Remainder, in law, an interest in that which remains of a whole estate, after a partial or particular estate, as it is called, which was reserved out of the whole, has been determined. Like many other branches of the common law, it had its foundation in the feudal polity. In the long lapse of time, and under the influence of other branches of the English real property law, the learning of remainder has been wrought out into manifold distinctions and refinements. Sir Edward Coke says a remainder is "a remnant of an estate in land, depending upon a particular prior estate, created at the same time and by the same instrument, and limited to arise immediately on the determination of that estate, and not in abridgment of it." Thus, if a man who is seized in fee of lands grant them to A for 20 years, and, after that term has expired, to B and his heirs for ever, A is tenant for years, and B has remainder in fee. But the residue of the estate after A's term may be still subdivided; for example, the limitation to B may be for life, then a limitation to 0 in tail, remainder over to D in fee.

It matters not how many partial estates may be thus successively reserved or carved, as the phrase is, out of the fee; all together, with the final limitation, form one whole estate. - It is one of the cardinal rules respecting remainders, that ho remainder can be limited upon or after the grant of an estate in fee, for the fee is the whole and there can be nothing left. Nor can there be a remainder without a prior partial estate. This partial or particular estate is also essential to the existence of any subsequent remainder that amounts to a freehold; for, by an old rule of the common law, a freehold cannot be created to commence in futuro, but must commence at the time of the grant; and inasmuch as, with all partial estates, the remainder forms but one whole, delivery of possession to the first particular tenant vests possession in the freehold tenant also. The seisin which the grantor gives to the first taker is transmitted by him, and by each, to his successor, until it passes at last to the first remainderman. Each estate supports that which follows it. Hence arises another cardinal rule, that the remainder must vest in the grantee during the continuance of the partial estate, or on the instant that it is determined.

Thus, if A and B be joint tenants for life, remainder to the survivor in fee, on the death of A the joint estate is severed; B becomes in the moment of A's death the designated remainderman, and the remainder is good. But if the limitation be to A for life, remainder to the son of B in tail, and A die and so his estate determine before B have a son, then the remainder fails. - Remainders are either vested or contingent. They are vested when there is an immediate right of present enjoyment, or a present fixed right of future enjoyment, it being the present capacity of taking effect in possession if the possession were to become vacant, and not the certainty that the possession will become vacant before the estate limited in remainder determines, that distinguishes a vested remainder from one that is contingent. Thus a limitation to A for years, remainder to B and the heirs of his body, gives B a vested remainder, for he is capable of taking should the particular estate fall in, though it is not certain that he will not die without heirs before A's death.
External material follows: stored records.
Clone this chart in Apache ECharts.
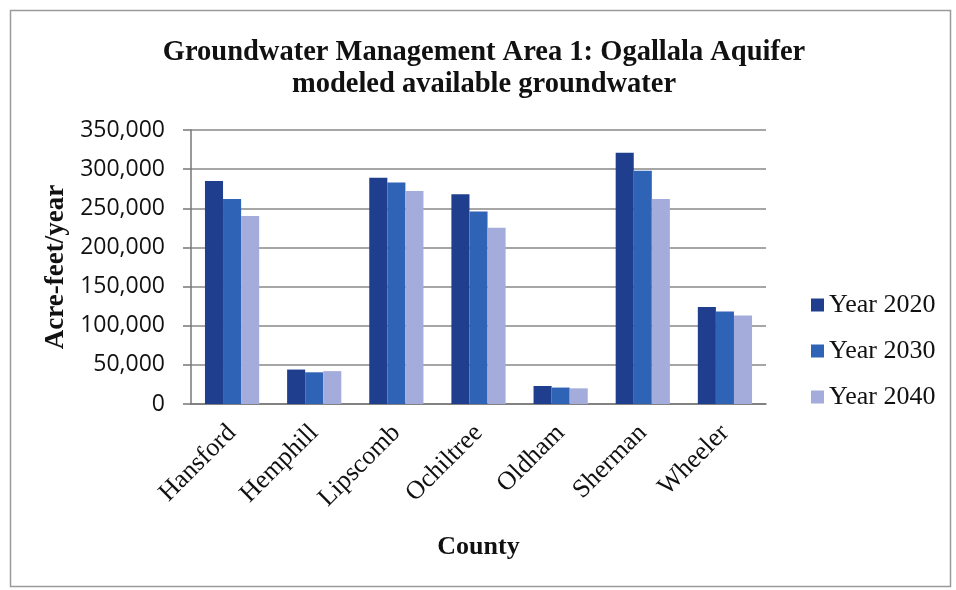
<!DOCTYPE html>
<html>
<head>
<meta charset="utf-8">
<script src="https://cdn.jsdelivr.net/npm/echarts@6/dist/echarts.min.js"></script>
<style>
html,body{margin:0;padding:0;background:#fff;}
#c{width:956px;height:590px;}
</style>
</head>
<body>
<div id="c"></div>
<script>
const counties = ["Hansford","Hemphill","Lipscomb","Ochiltree","Oldham","Sherman","Wheeler"];
const year2020 = [285000, 44000, 289000, 268000, 23000, 321000, 124000];
const year2030 = [262000, 40500, 283000, 246000, 21000, 298000, 118000];
const year2040 = [240000, 42000, 272000, 225000, 20000, 262000, 113000];
const seriesNames = ["Year 2020","Year 2030","Year 2040"];
const yTicks = {min:0, max:350000, interval:50000};

const serif = "'Liberation Serif','DejaVu Serif',serif";
const sans = "'Open Sans','Liberation Sans',sans-serif";
const colors = ["#1f3e8e","#2e63b6","#a4acdb"];

const chart = echarts.init(document.getElementById('c'), null, {renderer:'canvas'});
chart.setOption({
  animation:false,
  backgroundColor:'#fff',
  color: colors,
  graphic:[{
    type:'rect', left:8, top:8, silent:true,
    shape:{width:940, height:576},
    style:{fill:'none', stroke:'#9a9a9a', lineWidth:1.5}
  }],
  title:{
    text:"Groundwater Management Area 1: Ogallala Aquifer\nmodeled available groundwater",
    left:479, top:32, textAlign:'center',
    textStyle:{fontFamily:serif, fontWeight:'bold', fontSize:28.5, lineHeight:32, color:'#111'}
  },
  legend:{
    orient:'vertical', left:806, top:287,
    itemWidth:13, itemHeight:13, itemGap:20, icon:'rect',
    textStyle:{fontFamily:serif, fontSize:26, color:'#111'},
    data: seriesNames
  },
  grid:{left:191, right:190, top:130, bottom:186, containLabel:false},
  xAxis:{
    type:'category', data:counties,
    axisTick:{show:false},
    axisLine:{lineStyle:{color:'#777', width:1.5}},
    axisLabel:{rotate:45, fontFamily:serif, fontSize:26, color:'#111', margin:25},
    name:'County', nameLocation:'middle', nameGap:130,
    nameTextStyle:{fontFamily:serif, fontWeight:'bold', fontSize:26, color:'#111'}
  },
  yAxis:{
    type:'value', min:yTicks.min, max:yTicks.max, interval:yTicks.interval,
    axisLine:{show:true, lineStyle:{color:'#777', width:1.5}},
    axisTick:{show:true, length:8, lineStyle:{color:'#777', width:1.5}},
    splitLine:{lineStyle:{color:'#888', width:1.5}},
    axisLabel:{fontFamily:sans, fontSize:23, color:'#111', margin:26,
      formatter:v=>v.toLocaleString('en-US')},
    name:'Acre-feet/year', nameLocation:'middle', nameGap:116, nameRotate:90,
    nameTextStyle:{fontFamily:serif, fontWeight:'bold', fontSize:27, color:'#111'}
  },
  series:[
    {name:seriesNames[0], type:'bar', data:year2020, barGap:'0%', barCategoryGap:'34%'},
    {name:seriesNames[1], type:'bar', data:year2030, barGap:'0%', barCategoryGap:'34%'},
    {name:seriesNames[2], type:'bar', data:year2040, barGap:'0%', barCategoryGap:'34%'}
  ]
});
</script>
</body>
</html>
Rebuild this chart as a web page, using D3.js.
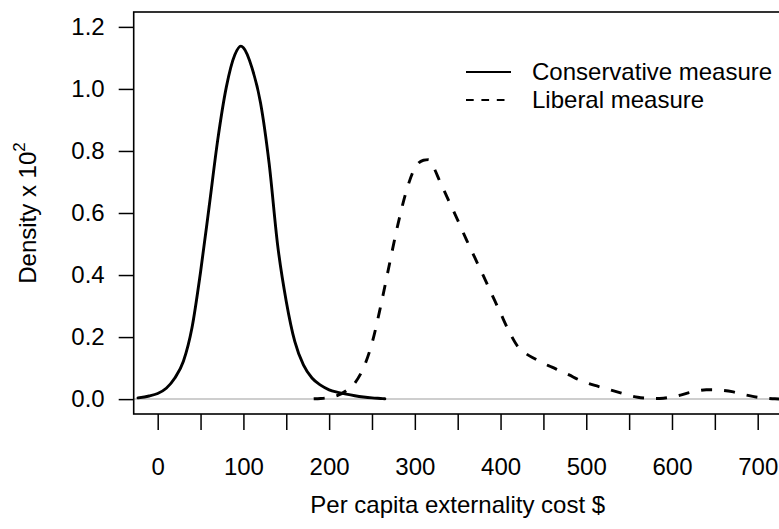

A contingent remainder depends on an event or condition which may either never happen or be performed, or not till after the determination of the preceding estate; or, to use the definition of the New York statute, which Chancellor Kent commends for its brevity and precision, a remainder is contingent while the person to whom or the event upon which it is limited to take effect remains uncertain. An example of a remainder contingent as to the person would be a limitation to A for life, remainder to B's eldest son (as yet unborn) in tail. This last limitation is contingent, because it is uncertain whether a son will be born to B; and if A dies before that happens, the remainder is gone. A case of contingency in respect to the event would be presented by a limitation to A for life, and in case B survives him, then to B in fee. Here the uncertainty of B's surviving A is that which renders the remainder a contingent one. - The English doctrine of remainders, that is, the common law doctrine, remains unaltered in most of the United States. In one or two states slight changes, and in New York some which are quite material, have been made by statute.